■ RECORDED INFORMATION
— BEGIN —

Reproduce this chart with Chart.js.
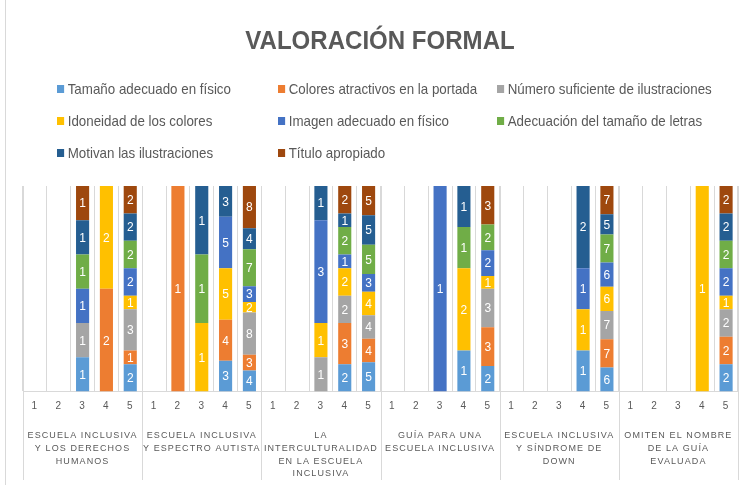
<!DOCTYPE html>
<html>
<head>
<meta charset="utf-8">
<script src="https://cdn.jsdelivr.net/npm/chart.js@4.4.0/dist/chart.umd.min.js"></script>
<style>
  body { margin: 0; background: #fff; }
  #wrap { position: relative; width: 748px; height: 485px; overflow: hidden; }
  #edge { position: absolute; left: 5px; top: 0; width: 1px; height: 485px; background: #d9d9d9; }
  #title { position: absolute; left: 12px; width: 736px; top: 25px; text-align: center;
    font: bold 26px "Liberation Sans", sans-serif; color: #595959; transform: scaleX(0.925); }
  .leg { position: absolute; font: 15px "Liberation Sans", sans-serif; color: #595959;
    white-space: nowrap; line-height: 18px; transform: scaleX(0.89); transform-origin: 0 50%; }
  .leg span { display: inline-block; width: 8px; height: 8px; margin-right: 4px; vertical-align: 1px; }
  canvas { position: absolute; left: 0; top: 0; }
</style>
</head>
<body>
<div id="wrap">
  <canvas id="graph" width="748" height="485"></canvas>
  <div id="edge"></div>
  <div id="title">VALORACIÓN FORMAL</div>
  <div id="legend"></div>
</div>
<script>
// categorias (grupos) y calificaciones 1..5
const groups = [
    ['ESCUELA INCLUSIVA', 'Y LOS DERECHOS', 'HUMANOS'],
    ['ESCUELA INCLUSIVA', 'Y ESPECTRO AUTISTA'],
    ['LA', 'INTERCULTURALIDAD', 'EN LA ESCUELA', 'INCLUSIVA'],
    ['GUÍA PARA UNA', 'ESCUELA INCLUSIVA'],
    ['ESCUELA INCLUSIVA', 'Y SÍNDROME DE', 'DOWN'],
    ['OMITEN EL NOMBRE', 'DE LA GUÍA', 'EVALUADA']
];
const ratings = ['1', '2', '3', '4', '5'];

const seriesNames = [
    'Tamaño adecuado en físico',
    'Colores atractivos en la portada',
    'Número suficiente de ilustraciones',
    'Idoneidad de los colores',
    'Imagen adecuado en físico',
    'Adecuación del tamaño de letras',
    'Motivan las ilustraciones',
    'Título apropiado'
];
const seriesColors = ['#5B9BD5', '#ED7D31', '#A5A5A5', '#FFC000', '#4472C4', '#70AD47', '#255E91', '#9E480E'];

// conteos por barra (grupo x calificacion), 6 grupos x 5
const tamano    = [0,0,1,0,2, 0,0,0,3,4, 0,0,0,2,5, 0,0,0,1,2, 0,0,0,1,6, 0,0,0,0,2];
const colores   = [0,0,0,2,1, 0,1,0,4,3, 0,0,0,3,4, 0,0,0,0,3, 0,0,0,0,7, 0,0,0,0,2];
const numero    = [0,0,1,0,3, 0,0,0,0,8, 0,0,1,2,4, 0,0,0,0,3, 0,0,0,0,7, 0,0,0,0,2];
const idoneidad = [0,0,0,2,1, 0,0,1,5,2, 0,0,1,2,4, 0,0,0,2,1, 0,0,0,1,6, 0,0,0,1,1];
const imagen    = [0,0,1,0,2, 0,0,0,5,3, 0,0,3,1,3, 0,0,1,0,2, 0,0,0,1,6, 0,0,0,0,2];
const adecuacion= [0,0,1,0,2, 0,0,1,0,7, 0,0,0,2,5, 0,0,0,1,2, 0,0,0,0,7, 0,0,0,0,2];
const motivan   = [0,0,1,0,2, 0,0,1,3,4, 0,0,1,1,5, 0,0,0,1,0, 0,0,0,2,5, 0,0,0,0,2];
const titulo    = [0,0,1,0,2, 0,0,0,0,8, 0,0,0,2,5, 0,0,0,0,3, 0,0,0,0,7, 0,0,0,0,2];

const counts = [tamano, colores, numero, idoneidad, imagen, adecuacion, motivan, titulo];

const FONT = '"Liberation Sans", sans-serif';

// leyenda en 3 columnas
const legendCols = [57, 278, 497];
const legendRows = [80, 112, 144];
let legendHtml = '';
for (let i = 0; i < seriesNames.length; i++) {
    legendHtml += '<div class="leg" style="left:' + legendCols[i % 3] + 'px;top:' + legendRows[Math.floor(i / 3)] + 'px">'
        + '<span style="background:' + seriesColors[i] + '"></span>' + seriesNames[i] + '</div>';
}
document.getElementById('legend').innerHTML = legendHtml;

// etiquetas del eje x
let labels = [];
for (let g = 0; g < groups.length; g++) {
    for (let r = 0; r < ratings.length; r++) labels.push(ratings[r]);
}

// totales -> 100% apilado
let totals = [];
for (let i = 0; i < labels.length; i++) {
    let s = 0;
    for (let d = 0; d < counts.length; d++) s += counts[d][i];
    totals.push(s);
}

const datasets = counts.map(function (arr, d) {
    return {
        label: seriesNames[d],
        data: arr.map(function (v, i) { return totals[i] ? v / totals[i] * 100 : 0; }),
        backgroundColor: seriesColors[d],
        borderWidth: 0,
        barPercentage: 0.55,
        categoryPercentage: 1
    };
});

const spacing = {
    id: 'spacing',
    beforeDraw: function (chart) { chart.ctx.letterSpacing = '1.1px'; },
    beforeDatasetsDraw: function (chart) { chart.ctx.letterSpacing = '0px'; }
};

const separators = {
    id: 'separators',
    afterDraw: function (chart) {
        const x = chart.scales.x;
        const half = (x.getPixelForValue(1) - x.getPixelForValue(0)) / 2;
        const ctx = chart.ctx;
        ctx.save();
        ctx.strokeStyle = '#d9d9d9';
        ctx.lineWidth = 1;
        for (let g = 0; g <= groups.length; g++) {
            let px = g < groups.length ? x.getPixelForValue(g * 5) - half : x.getPixelForValue(labels.length - 1) + half;
            px = Math.round(px) + 0.5;
            ctx.beginPath();
            ctx.moveTo(px, chart.chartArea.top);
            ctx.lineTo(px, 480);
            ctx.stroke();
        }
        ctx.restore();
    }
};

const valueLabels = {
    id: 'valueLabels',
    afterDatasetsDraw: function (chart) {
        const ctx = chart.ctx;
        ctx.save();
        ctx.fillStyle = '#ffffff';
        ctx.font = '12px ' + FONT;
        ctx.textAlign = 'center';
        ctx.textBaseline = 'middle';
        for (let d = 0; d < counts.length; d++) {
            const meta = chart.getDatasetMeta(d);
            meta.data.forEach(function (bar, i) {
                const v = counts[d][i];
                if (!v) return;
                ctx.fillText(String(v), bar.x, (bar.y + bar.base) / 2 + 1);
            });
        }
        ctx.restore();
    }
};

let ctx = document.getElementById('graph').getContext('2d');
let graph = new Chart(ctx, {
    type: 'bar',
    data: { labels: labels, datasets: datasets },
    options: {
        responsive: false,
        animation: false,
        layout: { padding: { top: 186, left: 23, right: 10, bottom: 5 } },
        plugins: {
            legend: { display: false },
            title: { display: false },
            tooltip: { enabled: false }
        },
        scales: {
            x: {
                stacked: true,
                offset: true,
                grid: { offset: true, color: '#d9d9d9', drawTicks: false },
                border: { color: '#d9d9d9' },
                ticks: { color: '#595959', font: { size: 10, family: FONT }, padding: 9, maxRotation: 0, autoSkip: false }
            },
            x2: {
                type: 'category',
                labels: groups,
                position: 'bottom',
                offset: true,
                grid: { display: false },
                border: { display: false },
                ticks: { color: '#595959', font: { size: 9, family: FONT, lineHeight: 1.4 }, padding: 0, maxRotation: 0, autoSkip: false }
            },
            y: { stacked: true, min: 0, max: 100, display: false }
        }
    },
    plugins: [spacing, separators, valueLabels]
});
</script>
</body>
</html>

— END —

■ REQUIREMENT
Print the whole listing above once more, word for word, without its pictures.

■ EXERCISE SOLUTION
Reproduce this chart with Chart.js.
<!DOCTYPE html>
<html>
<head>
<meta charset="utf-8">
<script src="https://cdn.jsdelivr.net/npm/chart.js@4.4.0/dist/chart.umd.min.js"></script>
<style>
  body { margin: 0; background: #fff; }
  #wrap { position: relative; width: 748px; height: 485px; overflow: hidden; }
  #edge { position: absolute; left: 5px; top: 0; width: 1px; height: 485px; background: #d9d9d9; }
  #title { position: absolute; left: 12px; width: 736px; top: 25px; text-align: center;
    font: bold 26px "Liberation Sans", sans-serif; color: #595959; transform: scaleX(0.925); }
  .leg { position: absolute; font: 15px "Liberation Sans", sans-serif; color: #595959;
    white-space: nowrap; line-height: 18px; transform: scaleX(0.89); transform-origin: 0 50%; }
  .leg span { display: inline-block; width: 8px; height: 8px; margin-right: 4px; vertical-align: 1px; }
  canvas { position: absolute; left: 0; top: 0; }
</style>
</head>
<body>
<div id="wrap">
  <canvas id="graph" width="748" height="485"></canvas>
  <div id="edge"></div>
  <div id="title">VALORACIÓN FORMAL</div>
  <div id="legend"></div>
</div>
<script>
// categorias (grupos) y calificaciones 1..5
const groups = [
    ['ESCUELA INCLUSIVA', 'Y LOS DERECHOS', 'HUMANOS'],
    ['ESCUELA INCLUSIVA', 'Y ESPECTRO AUTISTA'],
    ['LA', 'INTERCULTURALIDAD', 'EN LA ESCUELA', 'INCLUSIVA'],
    ['GUÍA PARA UNA', 'ESCUELA INCLUSIVA'],
    ['ESCUELA INCLUSIVA', 'Y SÍNDROME DE', 'DOWN'],
    ['OMITEN EL NOMBRE', 'DE LA GUÍA', 'EVALUADA']
];
const ratings = ['1', '2', '3', '4', '5'];

const seriesNames = [
    'Tamaño adecuado en físico',
    'Colores atractivos en la portada',
    'Número suficiente de ilustraciones',
    'Idoneidad de los colores',
    'Imagen adecuado en físico',
    'Adecuación del tamaño de letras',
    'Motivan las ilustraciones',
    'Título apropiado'
];
const seriesColors = ['#5B9BD5', '#ED7D31', '#A5A5A5', '#FFC000', '#4472C4', '#70AD47', '#255E91', '#9E480E'];

// conteos por barra (grupo x calificacion), 6 grupos x 5
const tamano    = [0,0,1,0,2, 0,0,0,3,4, 0,0,0,2,5, 0,0,0,1,2, 0,0,0,1,6, 0,0,0,0,2];
const colores   = [0,0,0,2,1, 0,1,0,4,3, 0,0,0,3,4, 0,0,0,0,3, 0,0,0,0,7, 0,0,0,0,2];
const numero    = [0,0,1,0,3, 0,0,0,0,8, 0,0,1,2,4, 0,0,0,0,3, 0,0,0,0,7, 0,0,0,0,2];
const idoneidad = [0,0,0,2,1, 0,0,1,5,2, 0,0,1,2,4, 0,0,0,2,1, 0,0,0,1,6, 0,0,0,1,1];
const imagen    = [0,0,1,0,2, 0,0,0,5,3, 0,0,3,1,3, 0,0,1,0,2, 0,0,0,1,6, 0,0,0,0,2];
const adecuacion= [0,0,1,0,2, 0,0,1,0,7, 0,0,0,2,5, 0,0,0,1,2, 0,0,0,0,7, 0,0,0,0,2];
const motivan   = [0,0,1,0,2, 0,0,1,3,4, 0,0,1,1,5, 0,0,0,1,0, 0,0,0,2,5, 0,0,0,0,2];
const titulo    = [0,0,1,0,2, 0,0,0,0,8, 0,0,0,2,5, 0,0,0,0,3, 0,0,0,0,7, 0,0,0,0,2];

const counts = [tamano, colores, numero, idoneidad, imagen, adecuacion, motivan, titulo];

const FONT = '"Liberation Sans", sans-serif';

// leyenda en 3 columnas
const legendCols = [57, 278, 497];
const legendRows = [80, 112, 144];
let legendHtml = '';
for (let i = 0; i < seriesNames.length; i++) {
    legendHtml += '<div class="leg" style="left:' + legendCols[i % 3] + 'px;top:' + legendRows[Math.floor(i / 3)] + 'px">'
        + '<span style="background:' + seriesColors[i] + '"></span>' + seriesNames[i] + '</div>';
}
document.getElementById('legend').innerHTML = legendHtml;

// etiquetas del eje x
let labels = [];
for (let g = 0; g < groups.length; g++) {
    for (let r = 0; r < ratings.length; r++) labels.push(ratings[r]);
}

// totales -> 100% apilado
let totals = [];
for (let i = 0; i < labels.length; i++) {
    let s = 0;
    for (let d = 0; d < counts.length; d++) s += counts[d][i];
    totals.push(s);
}

const datasets = counts.map(function (arr, d) {
    return {
        label: seriesNames[d],
        data: arr.map(function (v, i) { return totals[i] ? v / totals[i] * 100 : 0; }),
        backgroundColor: seriesColors[d],
        borderWidth: 0,
        barPercentage: 0.55,
        categoryPercentage: 1
    };
});

const spacing = {
    id: 'spacing',
    beforeDraw: function (chart) { chart.ctx.letterSpacing = '1.1px'; },
    beforeDatasetsDraw: function (chart) { chart.ctx.letterSpacing = '0px'; }
};

const separators = {
    id: 'separators',
    afterDraw: function (chart) {
        const x = chart.scales.x;
        const half = (x.getPixelForValue(1) - x.getPixelForValue(0)) / 2;
        const ctx = chart.ctx;
        ctx.save();
        ctx.strokeStyle = '#d9d9d9';
        ctx.lineWidth = 1;
        for (let g = 0; g <= groups.length; g++) {
            let px = g < groups.length ? x.getPixelForValue(g * 5) - half : x.getPixelForValue(labels.length - 1) + half;
            px = Math.round(px) + 0.5;
            ctx.beginPath();
            ctx.moveTo(px, chart.chartArea.top);
            ctx.lineTo(px, 480);
            ctx.stroke();
        }
        ctx.restore();
    }
};

const valueLabels = {
    id: 'valueLabels',
    afterDatasetsDraw: function (chart) {
        const ctx = chart.ctx;
        ctx.save();
        ctx.fillStyle = '#ffffff';
        ctx.font = '12px ' + FONT;
        ctx.textAlign = 'center';
        ctx.textBaseline = 'middle';
        for (let d = 0; d < counts.length; d++) {
            const meta = chart.getDatasetMeta(d);
            meta.data.forEach(function (bar, i) {
                const v = counts[d][i];
                if (!v) return;
                ctx.fillText(String(v), bar.x, (bar.y + bar.base) / 2 + 1);
            });
        }
        ctx.restore();
    }
};

let ctx = document.getElementById('graph').getContext('2d');
let graph = new Chart(ctx, {
    type: 'bar',
    data: { labels: labels, datasets: datasets },
    options: {
        responsive: false,
        animation: false,
        layout: { padding: { top: 186, left: 23, right: 10, bottom: 5 } },
        plugins: {
            legend: { display: false },
            title: { display: false },
            tooltip: { enabled: false }
        },
        scales: {
            x: {
                stacked: true,
                offset: true,
                grid: { offset: true, color: '#d9d9d9', drawTicks: false },
                border: { color: '#d9d9d9' },
                ticks: { color: '#595959', font: { size: 10, family: FONT }, padding: 9, maxRotation: 0, autoSkip: false }
            },
            x2: {
                type: 'category',
                labels: groups,
                position: 'bottom',
                offset: true,
                grid: { display: false },
                border: { display: false },
                ticks: { color: '#595959', font: { size: 9, family: FONT, lineHeight: 1.4 }, padding: 0, maxRotation: 0, autoSkip: false }
            },
            y: { stacked: true, min: 0, max: 100, display: false }
        }
    },
    plugins: [spacing, separators, valueLabels]
});
</script>
</body>
</html>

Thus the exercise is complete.